Over the past years, these efforts have expanded into sustained field-based training platforms, including a six-year "Creative 100" program in the Guangdong-Hong Kong-Macao Greater Bay Area that has brought together more than 130 young designers and practitioners, as well as cross-regional craft experiments in provinces such as Guizhou, Yunnan and Sichuan, notes Chen Ping, chairholder of the UNESCO Chair on World Traditional Handicrafts: Inheritance and Innovation, and dean of the Academy of Cultural Heritage and Creativity of Jinan University.

The initiative has also generated extensive field documentation and exhibition outputs, alongside a growing publication series on traditional Chinese handicrafts.
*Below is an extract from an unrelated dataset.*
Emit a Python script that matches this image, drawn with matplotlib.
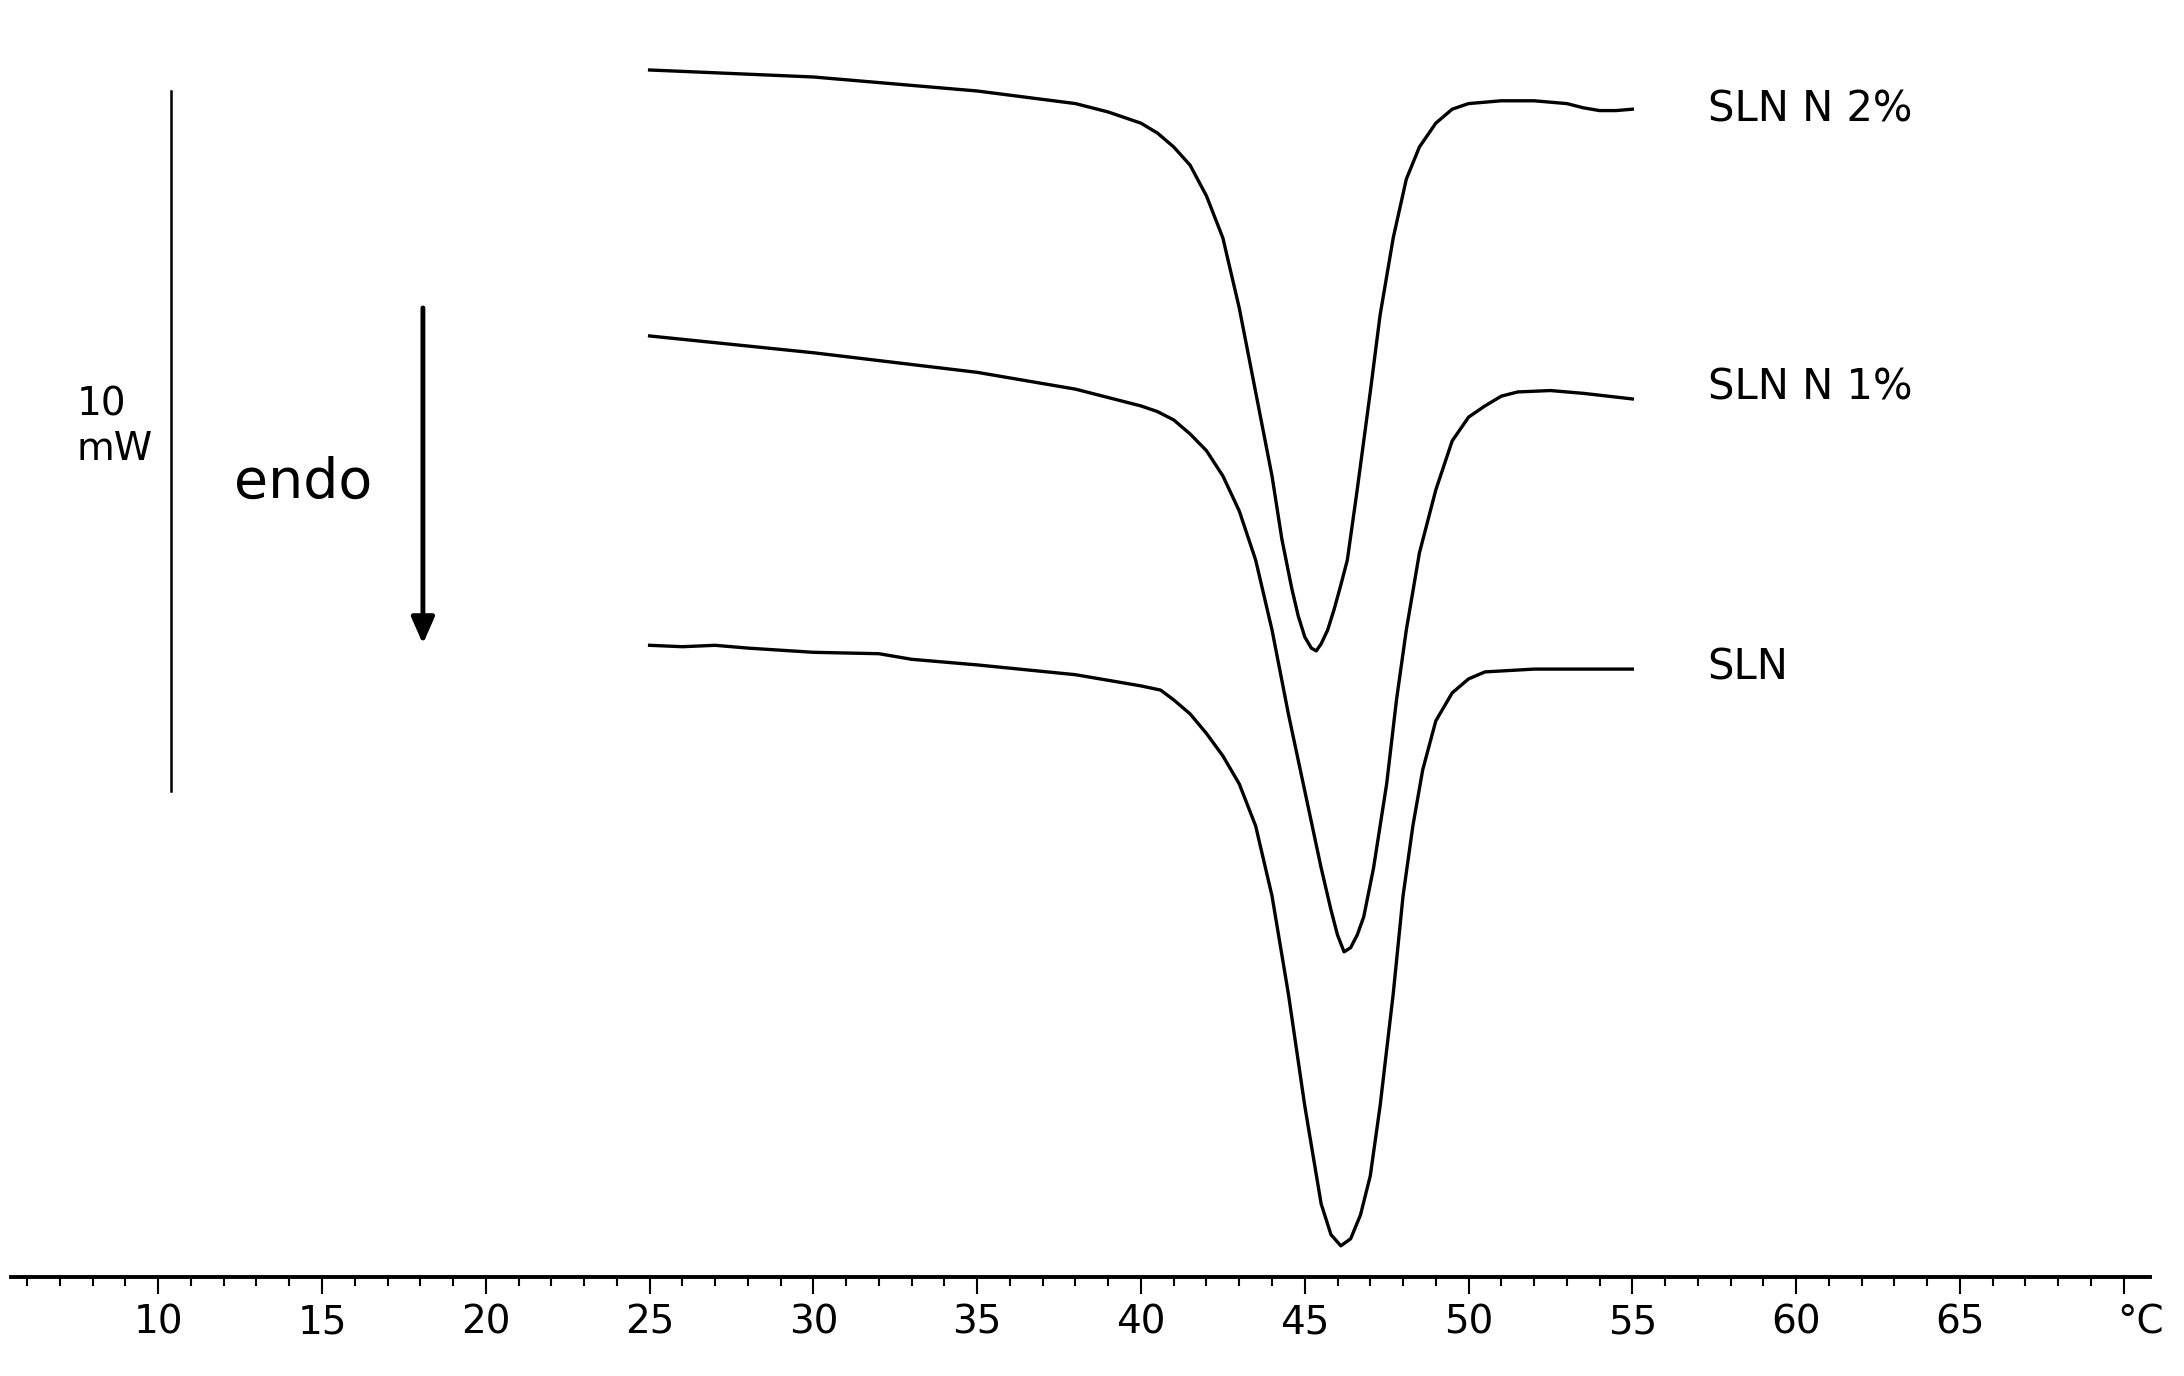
import matplotlib
matplotlib.use("Agg")
import matplotlib.pyplot as plt

# temperatures (°C) and signal (vertical position, screen-like units, down = endo)
t2 = [25, 30, 35, 38, 39, 40, 40.5, 41, 41.5, 42, 42.5, 43, 43.5, 44, 44.3, 44.6, 44.8, 45.0, 45.2, 45.35, 45.5, 45.7, 45.9, 46.1, 46.3, 46.6, 47, 47.3, 47.7, 48.1, 48.5, 49, 49.5, 50, 51, 52, 53, 53.5, 54, 54.5, 55]
y2 = [50, 55, 65, 74, 80, 88, 95, 105, 118, 140, 170, 220, 280, 340, 385, 420, 440, 455, 463, 465, 460, 450, 435, 418, 400, 350, 280, 225, 170, 128, 105, 88, 78, 74, 72, 72, 74, 77, 79, 79, 78]
t1 = [25, 30, 35, 38, 40, 40.5, 41, 41.5, 42, 42.5, 43, 43.5, 44, 44.5, 45, 45.5, 45.8, 46.0, 46.2, 46.4, 46.6, 46.8, 47.1, 47.5, 47.8, 48.1, 48.5, 49, 49.5, 50, 50.5, 51, 51.5, 52.5, 53.5, 55]
y1 = [240, 252, 266, 278, 290, 294, 300, 310, 322, 340, 365, 400, 450, 510, 565, 620, 650, 668, 680, 677, 668, 655, 620, 560, 500, 450, 395, 350, 315, 298, 290, 283, 280, 279, 281, 285]
t0 = [25, 26, 27, 28, 30, 32, 33, 35, 38, 40, 40.6, 41, 41.5, 42, 42.5, 43, 43.5, 44, 44.5, 45, 45.5, 45.8, 46.1, 46.4, 46.7, 47, 47.3, 47.7, 48, 48.3, 48.6, 49, 49.5, 50, 50.5, 52, 53, 55]
y0 = [461, 462, 461, 463, 466, 467, 471, 475, 482, 490, 493, 500, 510, 524, 540, 560, 590, 640, 710, 790, 860, 882, 890, 885, 868, 840, 790, 710, 640, 590, 550, 515, 495, 485, 480, 478, 478, 478]
labels = ["SLN N 2%", "SLN N 1%", "SLN"]
label_y = [78, 277, 477]
ticks = [10, 15, 20, 25, 30, 35, 40, 45, 50, 55, 60, 65]

fig = plt.figure(figsize=(21.84, 13.76), dpi=100)
ax = fig.add_axes([0, 0, 1, 1])
ax.set_xlim(5.17, 71.84)
ax.set_ylim(983, 0)
ax.axis("off")

for t, y in [(t2, y2), (t1, y1), (t0, y0)]:
    ax.plot(t, y, color="black", lw=2.4, solid_joinstyle="round")
for lab, ly in zip(labels, label_y):
    ax.text(57.3, ly, lab, fontsize=30, va="center", ha="left")

# x axis
ax.plot([5.5, 70.8], [912, 912], color="black", lw=2.8)
for v in range(6, 71):
    ln = 12 if v % 5 == 0 else 6
    ax.plot([v, v], [912, 912 + ln], color="black", lw=1.5)
for v in ticks:
    ax.text(v, 945, str(v), fontsize=28, ha="center", va="center")
ax.text(70.5, 945, "°C", fontsize=28, ha="center", va="center")

# scale bar
ax.plot([10.38, 10.38], [65, 565], color="black", lw=1.8)
ax.text(7.5, 305, "10\nmW", fontsize=28, ha="left", va="center", linespacing=1.2)
ax.annotate("", xy=(18.08, 462), xytext=(18.08, 218),
            arrowprops=dict(arrowstyle="-|>,head_width=0.7,head_length=1.6", color="black", lw=3.5))
ax.text(12.3, 345, "endo", fontsize=40, ha="left", va="center")

fig.savefig("out.png", dpi=100)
Chen says many heritage projects are no longer focused solely on preservation. Crafts are increasingly entering schools, community workshops, tourism programs, and contemporary design collaborations.

"Culture should not remain in the past as a static legacy. It must be oriented toward the future as a shared imagination," she explains.

Chen says that the shift also changes who gets to shape cultural heritage projects.

"Cultural heritage is not only about safeguarding what exists," she says. "It is about deciding who activates it, under what systems, and for whom it is transformed."